A teacher says the word 'sit' aloud. A child listens and says the three sounds: /s/, /ĭ/, /t/. What skill did the child just demonstrate?
ABlending — combining sounds into a word
BRhyming — recognizing that 'sit' rhymes with 'bit'
CSegmentation — breaking a word into its individual sounds
DDecoding — reading the word from its written letters
Segmentation is breaking a word into its sounds. The teacher said the whole word 'sit,' and the child's job was to pull it apart into its phonemic components (/s/, /ĭ/, /t/). This is the reverse of blending (which combines sounds). Rhyming and decoding are different skills.
Question 2 Multiple Choice
Why is segmentation especially important for a child who is learning to spell and write?
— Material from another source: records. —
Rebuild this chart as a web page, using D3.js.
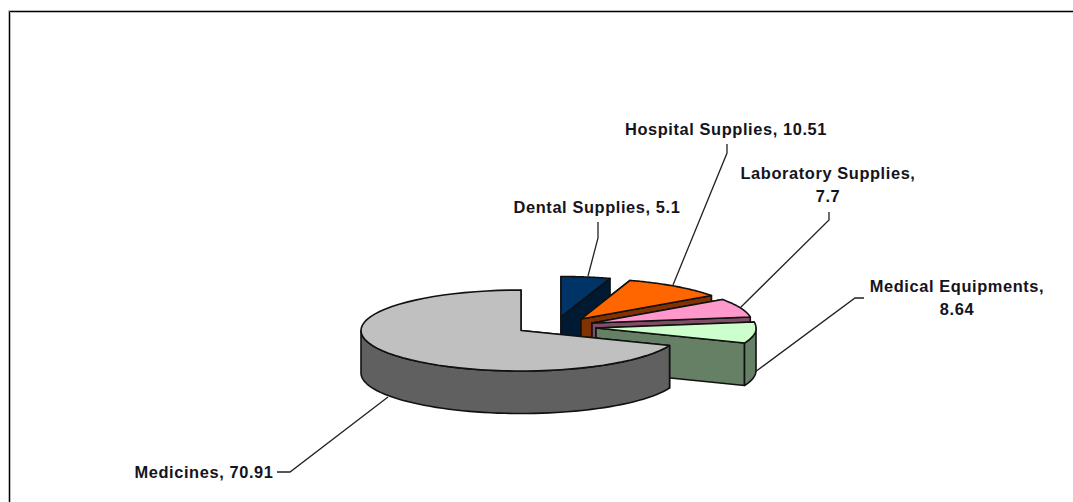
<!DOCTYPE html>
<meta charset="utf-8">
<style>
body { margin: 0; background: #fff; overflow: hidden; }
text { font: bold 16.4px "Liberation Sans", sans-serif; letter-spacing: 0.6px; fill: #141420; text-anchor: middle; }
.leader { fill: none; stroke: #222; stroke-width: 1.3; }
.face { stroke: #111; stroke-width: 1.6; stroke-linejoin: round; }
</style>
<svg width="1073" height="502"></svg>
<script src="https://d3js.org/d3.v7.min.js"></script>
<script>

var categories = ["Dental Supplies", "Hospital Supplies", "Laboratory Supplies", "Medical Equipments", "Medicines"];
var values = [5.1, 10.51, 7.7, 8.64, 70.91];
var valueLabels = ["5.1", "10.51", "7.7", "8.64", "70.91"];

// layout, kept apart from the data
var topColors = ["#003366", "#ff6600", "#ff99cc", "#ccffcc", "#c0c0c0"];
var wallColors = ["#001a33", "#803300", "#804d66", "#668066", "#606060"];
var apexes = [[561, 317], [581, 319], [592, 323], [596, 328], [521, 330.5]];
var labelLines = [
  [[597, 213]],
  [[726, 134.5]],
  [[828, 179], [828, 202]],
  [[957, 292], [957, 315]],
  [[204, 477.5]]
];
var leaders = [
  [[598, 222], [598, 238], [588, 276]],
  [[727, 144], [727, 153], [673, 285]],
  [[829, 212], [829, 220], [740, 308]],
  [[864, 298], [855, 298], [755, 372]],
  [[277, 472], [290, 472], [388, 397]]
];

var rx = 160, ry = 40.5, depth = 42.5;

var svg = d3.select("svg");

// chart frame
svg.append("path").attr("d", "M8.5,502V10.5H1073M10.5,502V12.5H1073").attr("fill", "none").attr("stroke", "#bbb");
svg.append("path").attr("d", "M9.5,502V11.5H1073").attr("fill", "none").attr("stroke", "#000");

var slices = d3.pie().sort(null)(values);

function pt(apex, a, dy) {
  return [apex[0] + rx * Math.sin(a), apex[1] - ry * Math.cos(a) + (dy || 0)];
}

function arcPoints(apex, a0, a1, dy) {
  return d3.range(0, 61).map(function(i) {
    return pt(apex, a0 + (a1 - a0) * i / 60, dy);
  });
}

function poly(points) {
  return d3.line()(points) + "Z";
}

// back to front, Medicines last
slices.forEach(function(s, i) {
  var apex = apexes[i], g = svg.append("g");
  var low = [apex[0], apex[1] + depth];

  // cut faces
  [s.startAngle, s.endAngle].forEach(function(a) {
    g.append("path").attr("class", "face").attr("fill", wallColors[i])
      .attr("d", poly([apex, pt(apex, a), pt(apex, a, depth), low]));
  });

  // outer wall, only the part turned towards the viewer
  var w0 = Math.max(s.startAngle, Math.PI / 2), w1 = Math.min(s.endAngle, 3 * Math.PI / 2);
  if (w1 > w0) {
    g.append("path").attr("class", "face").attr("fill", wallColors[i])
      .attr("d", poly(arcPoints(apex, w0, w1).concat(arcPoints(apex, w1, w0, depth))));
  }

  // top
  g.append("path").attr("class", "face").attr("fill", topColors[i])
    .attr("d", poly([apex].concat(arcPoints(apex, s.startAngle, s.endAngle))));
});

svg.selectAll(".leader").data(leaders).enter().append("path")
    .attr("class", "leader")
    .attr("d", d3.line());

categories.forEach(function(c, i) {
  var full = c + ", " + valueLabels[i];
  var lines = labelLines[i].length > 1 ? [c + ",", valueLabels[i]] : [full];
  lines.forEach(function(t, j) {
    svg.append("text")
      .attr("x", labelLines[i][j][0])
      .attr("y", labelLines[i][j][1])
      .text(t);
  });
});

</script>
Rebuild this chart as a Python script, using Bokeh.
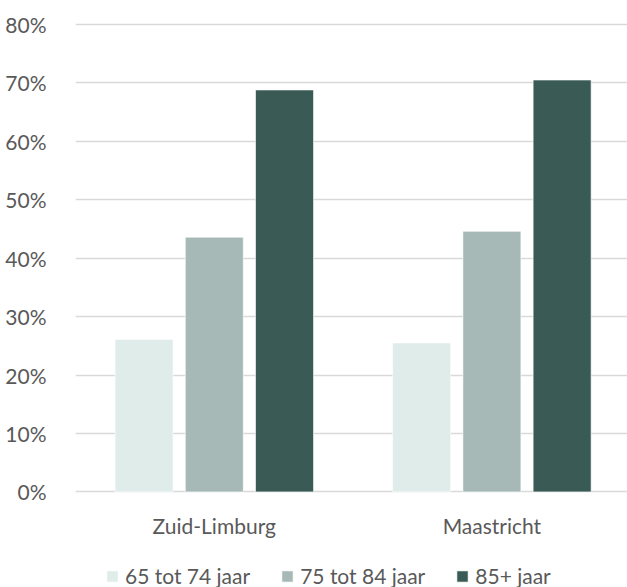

ABecause spelling requires converting letters back to sounds
BBecause segmentation teaches children the sounds they need to match with letters when writing a word phonetically
CBecause segmenting is the same as spelling
DBecause reading and spelling are the same skill
When a child writes a word, they must think about what sounds are in the word (segmenting), then find letters that represent those sounds (letter-sound correspondence), then arrange them in sequence. A child who cannot segment 'cat' into /c/ /a/ /t/ will have no basis for deciding that the word needs a 'c,' an 'a,' and a 't.' Segmentation is the first step of the spelling process — translating a word you say into a sequence of sounds that can then be encoded as letters.
Question 3 True / False
Segmentation and blending are opposite skills: blending combines sounds into a word, while segmentation breaks a word into sounds.
TTrue
FFalse
Answer: True
This is exactly right. They are complementary skills — two sides of the same phonological awareness coin. A reader uses blending (when they see 'c-a-t' and blend the sounds into 'cat'), and a speller uses segmentation (when they hear 'cat' and break it into /c/ /a/ /t/ to write the letters). Both skills rely on the foundational understanding that words are made of individual sounds that can be separated and recombined.
Question 4 True / False
A child who can segment words perfectly will automatically be a good speller, since they understand the sounds in the word.
TTrue
FFalse
Answer: False
Segmentation is necessary for spelling, but not sufficient. A child must also know letter-sound correspondences (which letters represent which sounds) and be aware of spelling conventions and exceptions. A child might segment 'ship' into /ʃ/ /ĭ/ /p/ but not yet know that the /ʃ/ sound is written as 'sh.' Segmentation gets you started on spelling, but it's only the first step.
Question 5 Short Answer
Explain why Elkonin boxes are an effective tool for teaching segmentation. What does the physical act of moving tokens add to the learning?
Think about your answer, then reveal below.
Model answer: Elkonin boxes make segmentation concrete and visible. As the teacher says each sound, the child moves a token into a box — one token per sound. This visual and kinesthetic representation gives children a tangible way to count sounds and proves that the word is made of separable units. The motion of pushing tokens also slows down the process, giving children time to isolate and attend to each sound.
Segmentation is an abstract auditory operation — sounds are fleeting and hard to count mentally. Elkonin boxes transform this abstract task into concrete, visible, tactile action. A child might struggle to hear that 'sit' has three sounds when the teacher just says it, but when they push three tokens into boxes, they have proof and memory. This is why Elkonin boxes are universally used in phonological awareness instruction — they scaffold the skill and provide immediate feedback.